Mechanical-arm continuous furrow planters have a heavy frame, a colter (a blade or wheel on a plow that makes vertical cuts in the sod) and furrow widener, packing wheels, a seat for the operator, and a place to store the seedlings. Some semiautomatic planters feature mechanical arms that place the seedlings. With hand planters, the operator places the seedling directly into the furrow.

Most hand- and mechanical-arm planters are attached to the three-point hitch on a prime mover, such as a tractor. Some units produce more than a single row of seedlings. Several planters may be attached to a towbar to increase production. Often, an enclosure is provided for the comfort of the operator. Weights may be attached to the packing wheels to pack soil around the seedling more firmly.

Some models have independent, split axles to keep the frame level with the contour on steep slopes. Other versions may have built-in scarifiers or be adapted specifically for very soft or swampy sites.

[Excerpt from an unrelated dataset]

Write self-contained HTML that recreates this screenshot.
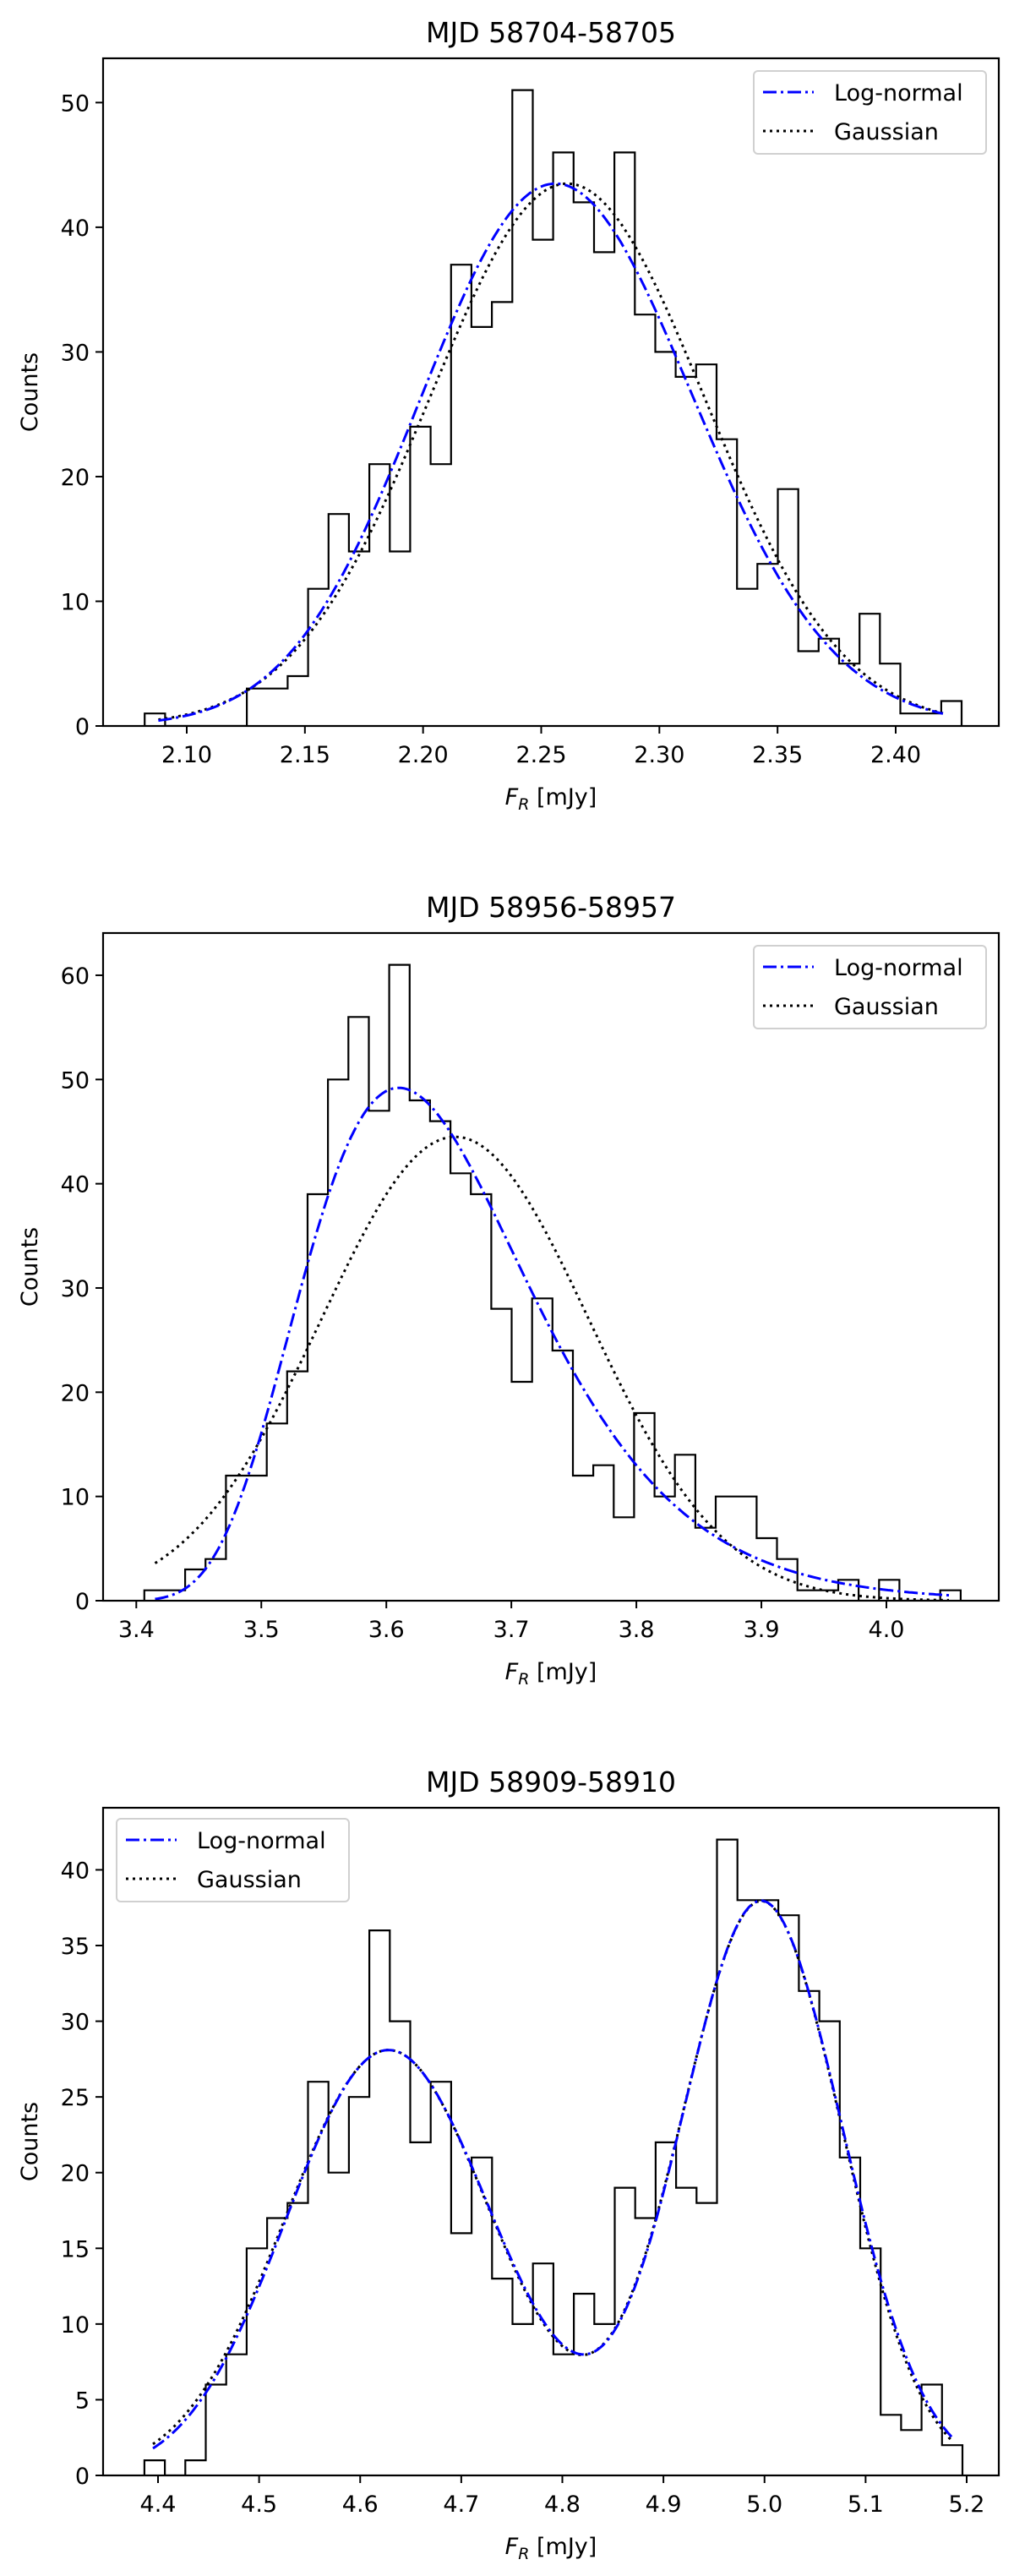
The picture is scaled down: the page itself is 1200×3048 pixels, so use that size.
<!DOCTYPE html>
<html><head><meta charset="utf-8"><style>
html,body{margin:0;padding:0;background:#fff;}
svg{display:block;font-family:"DejaVu Sans","Liberation Sans",sans-serif;}
</style></head>
<body>
<svg id="fig" width="1200" height="3048" viewBox="0 0 1200 3048" xmlns="http://www.w3.org/2000/svg"></svg>
<script>
// ---------- data ----------
const titles = ["MJD 58704-58705", "MJD 58956-58957", "MJD 58909-58910"];
const counts1 = [1,0,0,0,0,3,3,4,11,17,14,21,14,24,21,37,32,34,51,39,46,42,38,46,33,30,28,29,23,11,13,19,6,7,5,9,5,1,1,2];
const counts2 = [1,1,3,4,12,12,17,22,39,50,56,47,61,48,46,41,39,28,21,29,24,12,13,8,18,10,14,7,10,10,6,4,1,1,2,0,2,0,0,1];
const counts3 = [1,0,1,6,8,15,17,18,26,20,25,36,30,22,26,16,21,13,10,14,8,12,10,19,17,22,19,18,42,38,38,37,32,30,21,15,4,3,6,2];
const histRange1 = [2.0822, 2.4279];
const histRange2 = [3.4064, 4.0594];
const histRange3 = [4.3865, 5.1958];
const xTicks1 = [2.10,2.15,2.20,2.25,2.30,2.35,2.40];
const xTicks2 = [3.4,3.5,3.6,3.7,3.8,3.9,4.0];
const xTicks3 = [4.4,4.5,4.6,4.7,4.8,4.9,5.0,5.1,5.2];
const xTickLabels1 = ["2.10","2.15","2.20","2.25","2.30","2.35","2.40"];
const xTickLabels2 = ["3.4","3.5","3.6","3.7","3.8","3.9","4.0"];
const xTickLabels3 = ["4.4","4.5","4.6","4.7","4.8","4.9","5.0","5.1","5.2"];
const yTicks1 = [0,10,20,30,40,50];
const yTicks2 = [0,10,20,30,40,50,60];
const yTicks3 = [0,5,10,15,20,25,30,35,40];
// fitted model parameters: [amplitude, centre/mode, width, shift]
const logFit1 = [[43.5, 2.256, 0.0255, 0]];
const gaussFit1 = [[43.5, 2.261, 0.058]];
const logFit2 = [[49.2, 0.31, 0.293, 3.30]];
const gaussFit2 = [[44.5, 3.655, 0.107]];
const logFit3 = [[28.1, 4.628, 0.0220, 0],[37.9, 4.997, 0.0159, 0]];
const gaussFit3 = [[28.1, 4.628, 0.102],[37.9, 4.997, 0.0795]];
const curveRange1 = [2.088, 2.420];
const curveRange2 = [3.415, 4.050];
const curveRange3 = [4.395, 5.185];

// ---------- layout ----------
const NS = "http://www.w3.org/2000/svg";
const svg = document.getElementById("fig");
function mk(tag, attrs, parent){ const e=document.createElementNS(NS,tag); for(const k in attrs) e.setAttribute(k,attrs[k]); (parent||svg).appendChild(e); return e; }

const panels = [
  {top:69, bottom:859, tickA:[2.10,221], tickB:[2.40,1060], counts:counts1, range:histRange1, xt:xTicks1, xl:xTickLabels1, yt:yTicks1, lf:logFit1, gf:gaussFit1, cr:curveRange1, legLeft:false, title:titles[0]},
  {top:1104, bottom:1894, tickA:[3.4,161.3], tickB:[4.0,1049], counts:counts2, range:histRange2, xt:xTicks2, xl:xTickLabels2, yt:yTicks2, lf:logFit2, gf:gaussFit2, cr:curveRange2, legLeft:false, title:titles[1]},
  {top:2139, bottom:2929, tickA:[4.4,187], tickB:[5.2,1144], counts:counts3, range:histRange3, xt:xTicks3, xl:xTickLabels3, yt:yTicks3, lf:logFit3, gf:gaussFit3, cr:curveRange3, legLeft:true, title:titles[2]}
];
const L=122, R=1182;

function logModel(p,x){ let s=0; for(const q of p){ const t=x-q[3]; if(t<=0) continue; const u=Math.log(t/q[1]); s+=q[0]*Math.exp(-u*u/(2*q[2]*q[2])); } return s; }
function gaussModel(p,x){ let s=0; for(const q of p){ const d=x-q[1]; s+=q[0]*Math.exp(-d*d/(2*q[2]*q[2])); } return s; }

panels.forEach((P, idx) => {
  const g = mk("g", {});
  
  
  const ymax = Math.max(...P.counts)*1.05;
  const xs = v => P.tickA[1] + (v-P.tickA[0])*(P.tickB[1]-P.tickA[1])/(P.tickB[0]-P.tickA[0]);
  const ys = v => P.bottom - v*(P.bottom-P.top)/ymax;

  const t = mk("text", {x:(L+R)/2, y:P.top-19, "text-anchor":"middle", "font-size":33, fill:"#000"}, g);
  t.textContent = P.title;
  
  

  const cp = mk("clipPath", {id:"cp"+idx}, g);
  mk("rect", {x:L, y:P.top, width:R-L, height:P.bottom-P.top}, cp);
  const plot = mk("g", {"clip-path":"url(#cp"+idx+")"}, g);

  const n = P.counts.length, w = (P.range[1]-P.range[0])/n;
  let d = "M"+xs(P.range[0]).toFixed(1)+","+ys(0).toFixed(1);
  for(let i=0;i<n;i++){
    const x0=xs(P.range[0]+i*w), x1=xs(P.range[0]+(i+1)*w), y=ys(P.counts[i]);
    d += " L"+x0.toFixed(1)+","+y.toFixed(1)+" L"+x1.toFixed(1)+","+y.toFixed(1);
  }
  d += " L"+xs(P.range[1]).toFixed(1)+","+ys(0).toFixed(1);
  const h = mk("path", {d:d, fill:"none", stroke:"#000", "stroke-width":2.2}, plot);
  
  

  function curve(fn, params, style, name){
    let pts=[]; const N=300;
    for(let i=0;i<=N;i++){ const x=P.cr[0]+(P.cr[1]-P.cr[0])*i/N; pts.push(xs(x).toFixed(1)+","+ys(fn(params,x)).toFixed(1)); }
    const c = mk("polyline", Object.assign({points:pts.join(" "), fill:"none"}, style), plot);
    
    
  }
  curve(gaussModel, P.gf, {stroke:"#000", "stroke-width":3, "stroke-dasharray":"3 5"}, "gaussian-curve");
  curve(logModel, P.lf, {stroke:"#0000ff", "stroke-width":3, "stroke-dasharray":"16 5 3 5"}, "lognormal-curve");

  const fr = mk("rect", {x:L, y:P.top, width:R-L, height:P.bottom-P.top, fill:"none", stroke:"#000", "stroke-width":2.2}, g);
  
  

  P.xt.forEach((v,i)=>{
    const x=xs(v);
    mk("line",{x1:x,y1:P.bottom,x2:x,y2:P.bottom+9,stroke:"#000","stroke-width":2},g);
    const tl=mk("text",{x:x,y:P.bottom+43,"text-anchor":"middle","font-size":27,fill:"#000"},g);
    tl.textContent=P.xl[i];
    
    
  });
  P.yt.forEach(v=>{
    const y=ys(v);
    mk("line",{x1:L-9,y1:y,x2:L,y2:y,stroke:"#000","stroke-width":2},g);
    const tl=mk("text",{x:L-16,y:y+10,"text-anchor":"end","font-size":27,fill:"#000"},g);
    tl.textContent=String(v);
    
    
  });
  const yl=mk("text",{x:0,y:0,"text-anchor":"middle","font-size":27,fill:"#000",transform:"translate(44,"+((P.top+P.bottom)/2)+") rotate(-90)"},g);
  yl.textContent="Counts";
  
  
  const xl=mk("text",{x:(L+R)/2,y:P.bottom+93,"text-anchor":"middle","font-size":27,fill:"#000"},g);
  xl.innerHTML='<tspan font-style="italic">F</tspan><tspan font-style="italic" font-size="19" dy="6">R</tspan><tspan dy="-6"> [mJy]</tspan>';
  
  

  const lx = P.legLeft ? 138 : 892, lw = 275;
  const lt = P.legLeft ? P.top+13 : P.top+15;
  const lg = mk("g", {}, g);
  
  
  mk("rect",{x:lx,y:lt,width:lw,height:98,rx:5,fill:"#fff","fill-opacity":0.8,stroke:"#d0d0d0","stroke-width":2},lg);
  const e1=mk("g",{},lg);
  
  
  mk("line",{x1:lx+11,y1:lt+25,x2:lx+71,y2:lt+25,stroke:"#0000ff","stroke-width":3,"stroke-dasharray":"16 5 3 5"},e1);
  const t1=mk("text",{x:lx+95,y:lt+35,"font-size":27,fill:"#000"},e1); t1.textContent="Log-normal";
  const e2=mk("g",{},lg);
  
  
  mk("line",{x1:lx+11,y1:lt+71,x2:lx+71,y2:lt+71,stroke:"#000","stroke-width":3,"stroke-dasharray":"3 5"},e2);
  const t2=mk("text",{x:lx+95,y:lt+81,"font-size":27,fill:"#000"},e2); t2.textContent="Gaussian";
});
</script>
</body></html>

The operator carefully places the seedlings directly into the furrows or into the placement arms on semiautomatic versions. With either type, the operator is responsible for keeping the seedlings vertical to avoid bad rooting. Stocking rates are controlled by the distance between seedlings and the distance between the furrows. Some models have adjustable signaling devices to alert the operator when each seedling should be placed. Continuous furrow planters can be used to plant 1,000 to 1,500 seedlings per hour.


The main advantages of continuous furrow planting are high production rates, consistent seedling placement and technique, and increased survival.


Terrain limits the operation of continuous furrow planters. Slopes must be relatively gentle for most models, and the planting site must be relatively free of obstructions. Because seedlings are planted in a single line, the operator is not free to take advantage of the most promising microsites within an area. Continuous furrows may encourage erosion and frost heaving. The quality of the planting depends on the operator's skill in maintaining uniform planting depth and root orientation. Feeding the mechanical planting device can be a tedious and uncomfortable job.